Globe Museum

Location

Palais Mollard, Herrengasse 9, 1010 Vienna
globen@onb.ac.at

Opening Hours

Tues.-Sun. 10 a.m.-6 p.m., Thurs. 10 a.m.-9 p.m.

Summer Opening Hours (June, July, August, September)
daily 10 a.m. – 6 p.m. , Thurs. 10 a.m.-9 p.m.

Journey around the world in one day: The Globe Museum of the Austrian National Library is the only one of its kind in the world. You can see there valuable golbes of the earth and the sky, globes of earth’s moon and various planets, but also instruments in which globes are an integral part, such as planetariums, telluriums, and lunariums.

The main focus of the approximately 700 globes in the collection is on the objects made before 1850, of which the Museum hosts the world’s second biggest collection after those of the National Maritime Museum in Greenwich (UK). The permanent exhibition introduces visitors to globes as specific forms of cartographic expression as well as to globes as aesthetic and precious objects, exemplary in their artistic quality and high craftmanship. Individual aspects of the study of globes are particularly stressed: the history of the globes, their construction, the range of topics presented on them, but also questions relevant to the history of culture, such as the application of globes and their reception. Using chosen examples you can trace the development of geographic and cosmographic concepts and knowledge in past centuries.

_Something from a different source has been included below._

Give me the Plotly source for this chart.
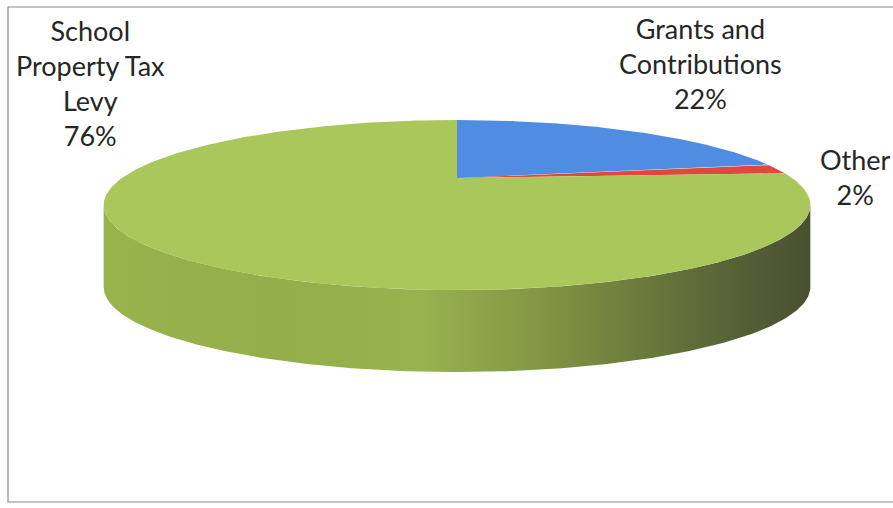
import math
import plotly.graph_objects as go

# ---- data ----
categories = ["Grants and Contributions", "Other", "School Property Tax Levy"]
values = [22, 2, 76]
label_lines = [["Grants and", "Contributions"], ["Other"], ["School", "Property Tax", "Levy"]]
top_colors = ["#4f8de2", "#e0483e", "#a9c75a"]

# ---- layout of the 3D pie (pixel space) ----
W, H = 893, 508
CX, CY = 457, 178       # projected centre of the top face
A, B, K = 335, 76.4, 0.318  # horizontal / vertical radius, perspective
DEPTH = 82
label_pos = [(700, 63), (855, 177), (90, 83)]


def proj(theta_deg, drop=0.0):
    t = math.radians(theta_deg)
    u, v = math.sin(t), math.cos(t)
    w = 1 + K * v
    return CX + A * u / w, CY - B * v / w + drop


def arc(a0, a1, drop=0.0, n=240):
    xs, ys = [], []
    for i in range(n + 1):
        th = a0 + (a1 - a0) * i / n
        x, y = proj(th, drop)
        xs.append(x)
        ys.append(y)
    return xs, ys


total = sum(values)
angles = []
acc = 0.0
for v in values:
    a0 = acc / total * 360
    acc += v
    a1 = acc / total * 360
    angles.append((a0, a1))

fig = go.Figure()

# side wall (only the front-facing part is visible)
s0 = math.degrees(math.acos(-K))
s1 = 360 - s0
for (a0, a1), col in zip(angles, top_colors):
    lo, hi = max(a0, s0), min(a1, s1)
    if lo >= hi:
        continue
    tx, ty = arc(lo, hi)
    bx, by = arc(hi, lo, DEPTH)
    fig.add_trace(go.Scatter(
        x=tx + bx + [tx[0]], y=ty + by + [ty[0]],
        mode="lines", line=dict(width=0), fill="toself",
        fillgradient=dict(type="horizontal", colorscale=[
            [0.0, "rgb(152,178,76)"],
            [0.25, "rgb(148,174,74)"],
            [0.45, "rgb(152,178,78)"],
            [0.62, "rgb(130,150,68)"],
            [0.77, "rgb(106,120,60)"],
            [0.9, "rgb(86,96,54)"],
            [1.0, "rgb(72,80,48)"],
        ]),
        hoverinfo="skip", showlegend=False,
    ))

# top faces
for (a0, a1), col in zip(angles, top_colors):
    ax, ay = arc(a0, a1)
    fig.add_trace(go.Scatter(
        x=[CX] + ax + [CX], y=[CY] + ay + [CY],
        mode="lines", line=dict(width=0, color=col), fill="toself",
        fillcolor=col, hoverinfo="skip", showlegend=False,
    ))

# data labels
for name_lines, v, (lx, ly) in zip(label_lines, values, label_pos):
    txt = "<br>".join(name_lines + [f"{round(v / total * 100)}%"])
    fig.add_annotation(x=lx, y=ly, text=txt, showarrow=False,
                       xanchor="center", yanchor="middle", align="center",
                       font=dict(family="Lato", size=27, color="#262626"))

# chart border
fig.add_shape(type="rect", x0=8, y0=7, x1=W + 20, y1=502,
              line=dict(color="#8a8a8a", width=1.2), layer="below")

fig.update_layout(
    width=W, height=H,
    margin=dict(l=0, r=0, t=0, b=0),
    paper_bgcolor="white", plot_bgcolor="white",
    xaxis=dict(range=[0, W], visible=False, fixedrange=True),
    yaxis=dict(range=[H, 0], visible=False, fixedrange=True),
    showlegend=False,
)

fig.write_html("out.html")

In the „Collector’s Gallery” long-term loans from important private collections in Vienna are shown. You can also see the oldest globe to be found in Austria, the earth globe of the Dutch scholar Gemma Frisius – a unique work from 1536. It documents in surprising detail geographical knowledge after the great discoveries, but it also exhibits speculative elements such as a gigantic southern continent.

However, the Museum does not display only three-dimensional objects. Digital presentations and interactive media stations show fascinating links between the precious old objects that cannot be touched and modern means of conveying information – e.g., how a digital earth globe can be superimposed on the globes from various epochs.

With its geographical mobjects from the past centuries the Globe Museum offers an unforgettable journey through time and place.